You're doing SEO, but you know it takes forever
for the results to kick in. It's not gonna be three
months before you see results, it's not even six months. It's somewhere between
six months and a year. And within the first
year to the second year, that's when you really see
your SEO ranking skyrocket. I don't care what industry you're in. And if you're getting
results within a week, that means your site's already really old and has authority, but in most cases that means you're going after easy keywords that aren't gonna generate you any income. Hey, everyone. I'm Neil Patel. And today I'm gonna share with you the main key metrics you should be measuring for your SEO campaign. (light poppy music) So the first metric you should be measuring is your search traffic. You can see this within Google Analytics. Google Analytics tells you if your search traffic is going up or down. If it's going up, good for you! If it's going down, you
need to change something.

The second thing you need to do is sign up for Google Search Console. It's another free tool provided by Google and it'll show you the
number of impressions you're getting from Google. See, before you get traffic from Google, you get impressions. What an impression
means is someone's doing a search query on Google, they see your listing,
but they don't click. They may click, they may not. But in most cases, you're gonna have way more impressions than clicks. And typically, you get impressions first, because you're at the
bottom of the rankings, you're down in page three or page four, and eventually, as you
move up to page one, you get more clicks. And as you see that impression count continue climbing month over month, it means you're doing something right. If it's going down, you're
doing something wrong and you need to change
your SEO model, all right? The third strategy I
have for you, or more so, third metric that you need
to be tracking is backlinks.

Use ahrefs.com. When you're using ahrefs, it'll show you how many people are linking to you. And you don't wanna just
track your backlinks. You wanna track how many
backlinks you're getting, and how many backlinks your
competitors are getting, and who's growing faster. If you're growing faster
than your competitors, and you're getting more
authoritative natural links, you're not buying them,
which you shouldn't, you're in a good place. The fourth thing you need to be measuring is how much content you're producing. If you're producing four
articles a week, good for you. If you're producing one a week, it's gonna take you forever to do well in the search landscape? Ideally, you need to be producing three or more articles
per week, at minimum.

You should try to wanna
go to one or two a day, you could even go to five or six a day, but that's just overboard. I've tested it out, it's a lot of work, and yes, you do get more
search traffic over time, but the more content you produce, there's more keywords that Google can potentially index you for. The last metric I want you to track is number of index pages. Your Google Search Console will show you how many index pages you have.
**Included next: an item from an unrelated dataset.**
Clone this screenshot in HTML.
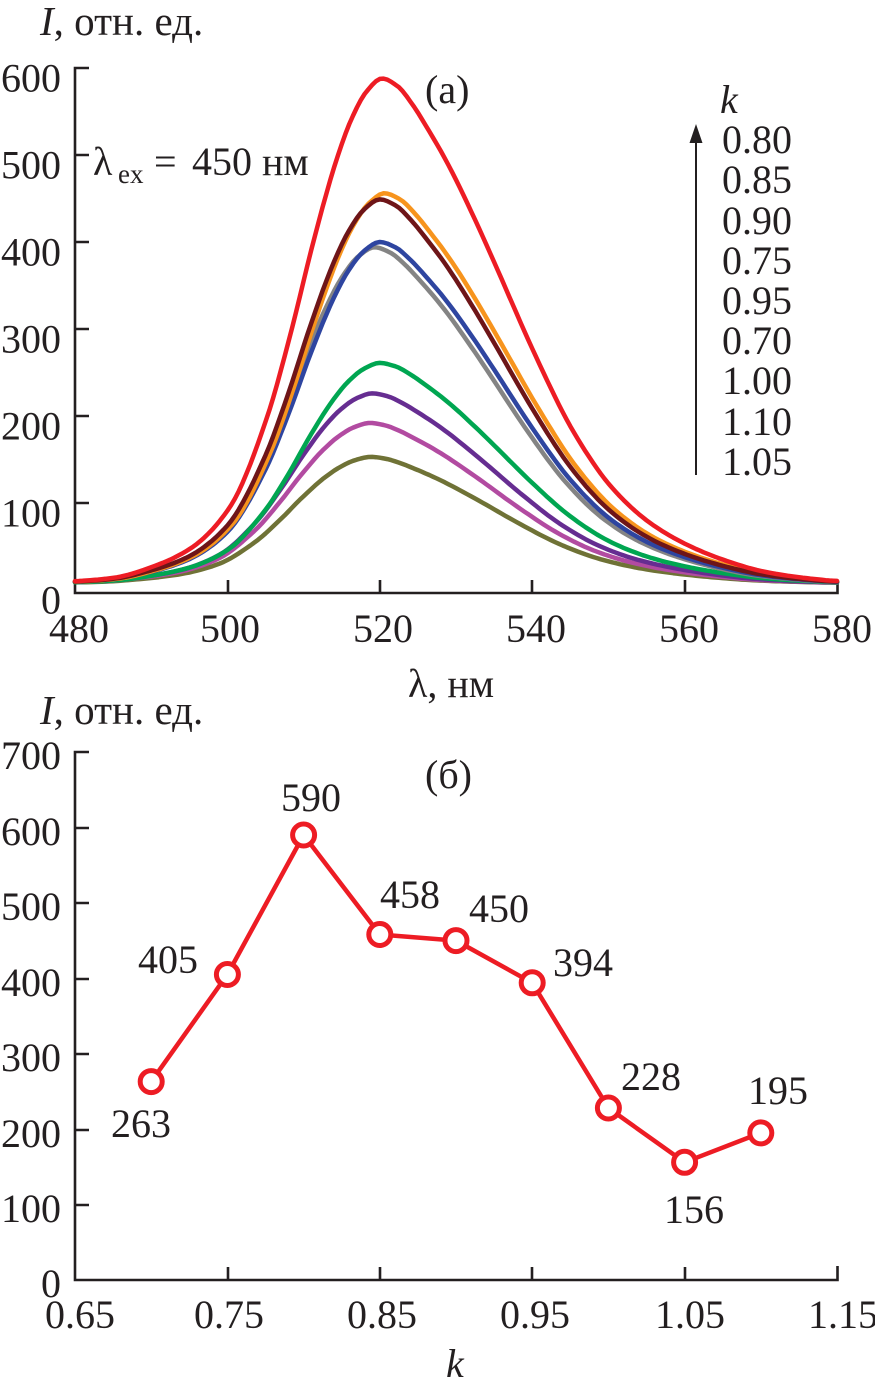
<!DOCTYPE html>
<html><head><meta charset="utf-8">
<style>
html,body{margin:0;padding:0;background:#fff;}
svg{display:block;font-family:"Liberation Serif","DejaVu Serif",serif;}
svg text{font-family:"Liberation Serif","DejaVu Serif",serif;fill:#231f20;}
</style></head>
<body>
<svg id="s" width="875" height="1390" viewBox="0 0 875 1390" xmlns="http://www.w3.org/2000/svg" font-family="Liberation Serif, DejaVu Serif, serif">
<rect width="875" height="1390" fill="#fff"/>
<!-- ===== TOP CHART ===== -->
<g stroke="#231f20" stroke-width="2.6" fill="none">
  <path d="M89,68 H75 V593 H837.5 V580"/>
  <path d="M75,155 H89 M75,242 H89 M75,329 H89 M75,416 H89 M75,503 H89"/>
  <path d="M228,593 V580 M380,593 V580 M532,593 V580 M685,593 V580"/>
</g>
<g id="curves"></g>
<g font-size="40" text-anchor="end">
  <text x="61" y="91.5">600</text>
  <text x="61" y="178.5">500</text>
  <text x="61" y="265.5">400</text>
  <text x="61" y="352.5">300</text>
  <text x="61" y="439.5">200</text>
  <text x="61" y="526.5">100</text>
  <text x="61" y="613.5">0</text>
</g>
<g font-size="40" text-anchor="middle">
  <text x="79" y="642">480</text>
  <text x="230" y="642">500</text>
  <text x="383" y="642">520</text>
  <text x="536" y="642">540</text>
  <text x="689" y="642">560</text>
  <text x="842" y="642">580</text>
</g>
<text x="40" y="35" font-size="41"><tspan font-style="italic">I</tspan>, отн. ед.</text>
<text x="408" y="697" font-size="40">λ, нм</text>
<text x="425" y="103" font-size="40">(а)</text>
<text x="93" y="175" font-size="40">λ</text>
<text x="118" y="183" font-size="27">ex</text>
<text x="154" y="175" font-size="40">=</text>
<text x="192" y="175" font-size="40">450 нм</text>
<!-- legend -->
<text x="720" y="113" font-size="40" font-style="italic">k</text>
<line x1="696" y1="475" x2="696" y2="138" stroke="#231f20" stroke-width="2"/>
<polygon points="696,124 689.5,143 702.5,143" fill="#231f20"/>
<g font-size="40">
  <text x="722" y="153">0.80</text>
  <text x="722" y="193">0.85</text>
  <text x="722" y="234">0.90</text>
  <text x="722" y="274">0.75</text>
  <text x="722" y="314">0.95</text>
  <text x="722" y="354">0.70</text>
  <text x="722" y="394">1.00</text>
  <text x="722" y="435">1.10</text>
  <text x="722" y="475">1.05</text>
</g>

<!-- ===== BOTTOM CHART ===== -->
<g stroke="#231f20" stroke-width="2.6" fill="none">
  <path d="M89,752 H75 V1280 H837.5 V1266"/>
  <path d="M75,828 H89 M75,903 H89 M75,979 H89 M75,1054 H89 M75,1130 H89 M75,1205 H89"/>
  <path d="M228,1280 V1267 M380,1280 V1267 M532,1280 V1267 M685,1280 V1267"/>
</g>
<g font-size="40" text-anchor="end">
  <text x="61" y="769">700</text>
  <text x="61" y="845">600</text>
  <text x="61" y="920">500</text>
  <text x="61" y="996">400</text>
  <text x="61" y="1071">300</text>
  <text x="61" y="1147">200</text>
  <text x="61" y="1222">100</text>
  <text x="61" y="1297">0</text>
</g>
<g font-size="40" text-anchor="middle">
  <text x="80" y="1328">0.65</text>
  <text x="229" y="1328">0.75</text>
  <text x="382" y="1328">0.85</text>
  <text x="535" y="1328">0.95</text>
  <text x="690" y="1328">1.05</text>
  <text x="843" y="1328">1.15</text>
</g>
<text x="40" y="724" font-size="41"><tspan font-style="italic">I</tspan>, отн. ед.</text>
<text x="446" y="1377" font-size="40" font-style="italic">k</text>
<text x="425" y="788" font-size="40">(б)</text>

<polyline fill="none" stroke="#ed1c24" stroke-width="4.5" stroke-linejoin="round"
 points="151.2,1081.6 227.4,974.5 303.6,835 379.8,934.5 456,940.6 532.2,982.8 608.4,1108 684.6,1162.3 760.8,1132.9"/>
<g fill="#fff" stroke="#ed1c24" stroke-width="5">
  <circle cx="151.2" cy="1081.6" r="11"/>
  <circle cx="227.4" cy="974.5" r="11"/>
  <circle cx="303.6" cy="835" r="11"/>
  <circle cx="379.8" cy="934.5" r="11"/>
  <circle cx="456" cy="940.6" r="11"/>
  <circle cx="532.2" cy="982.8" r="11"/>
  <circle cx="608.4" cy="1108" r="11"/>
  <circle cx="684.6" cy="1162.3" r="11"/>
  <circle cx="760.8" cy="1132.9" r="11"/>
</g>
<g font-size="40" text-anchor="middle">
  <text x="141" y="1137">263</text>
  <text x="168" y="973">405</text>
  <text x="311" y="811">590</text>
  <text x="410" y="908">458</text>
  <text x="499" y="922">450</text>
  <text x="583" y="976">394</text>
  <text x="651" y="1090">228</text>
  <text x="778" y="1104">195</text>
  <text x="694" y="1223">156</text>
</g>
</svg>
<script>
(function(){
var T=[[-50,0],[-40,0.004],[-35,0.011],[-30,0.033],[-25,0.07],[-20,0.15],[-15,0.333],[-12,0.495],[-9,0.677],[-6,0.838],[-4,0.92],[-2,0.975],[0,1],[2,0.985],[4,0.948],[6,0.9],[8,0.848],[10,0.79],[12.5,0.71],[15,0.626],[20,0.455],[25,0.303],[30,0.192],[35,0.121],[40,0.076],[45,0.045],[50,0.023],[55,0.011],[60,0.004],[75,0]];
var n=T.length,xs=[],ys=[],m=[],dl=[];
for(var i=0;i<n;i++){xs.push(T[i][0]);ys.push(T[i][1]);}
for(i=0;i<n-1;i++){dl.push((ys[i+1]-ys[i])/(xs[i+1]-xs[i]));}
m[0]=dl[0];m[n-1]=dl[n-2];
for(i=1;i<n-1;i++){ if(dl[i-1]*dl[i]<=0){m[i]=0;} else {var w1=2*(xs[i+1]-xs[i])+(xs[i]-xs[i-1]),w2=(xs[i+1]-xs[i])+2*(xs[i]-xs[i-1]); m[i]=(w1+w2)/(w1/dl[i-1]+w2/dl[i]);} }
function g(d){
  if(d<=xs[0])return ys[0]; if(d>=xs[n-1])return ys[n-1];
  var k=0; while(d>xs[k+1])k++;
  var h=xs[k+1]-xs[k],t=(d-xs[k])/h,t2=t*t,t3=t2*t;
  return (2*t3-3*t2+1)*ys[k]+(t3-2*t2+t)*h*m[k]+(-2*t3+3*t2)*ys[k+1]+(t3-t2)*h*m[k+1];
}
var C=[["#6f7236",153,518.8],["#b24ba1",192,518.7],["#662d91",226,519.0],["#00a651",261,520.0],["#848484",394,519.3],["#2e45a0",400,520.0],["#f7941d",456,520.6],["#6e1518",449,520.0],["#ed1c24",588,520.3]];
var B=8,ns="http://www.w3.org/2000/svg",grp=document.getElementById("curves");
C.forEach(function(c){
  var d="";
  for(var L=480;L<=580.001;L+=0.5){
    var v=B+(c[1]-B)*g(L-c[2]);
    var x=75+(L-480)*7.62,y=590-v*0.87;
    d+=(d?" L":"M")+x.toFixed(1)+","+y.toFixed(1);
  }
  var p=document.createElementNS(ns,"path");
  p.setAttribute("d",d);p.setAttribute("fill","none");p.setAttribute("stroke",c[0]);
  p.setAttribute("stroke-width","4.5");p.setAttribute("stroke-linejoin","round");p.setAttribute("stroke-linecap","round");
  grp.appendChild(p);
});
})();
</script>
</body></html>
If you have it, you wanna submit a site map
to Google Search Console. If you're running on WordPress, use the Yoast SEO plugin. That plugin makes it easy, where it automatically creates
a site map, updates it, and tells Google every time
you have a new blog post. Measure those metrics and you'll know if you're on the right path. If your numbers are all going down, then you should adjust your SEO strategy and something you're doing is not working. If they're going all up, do
more of what you're doing! (light poppy music).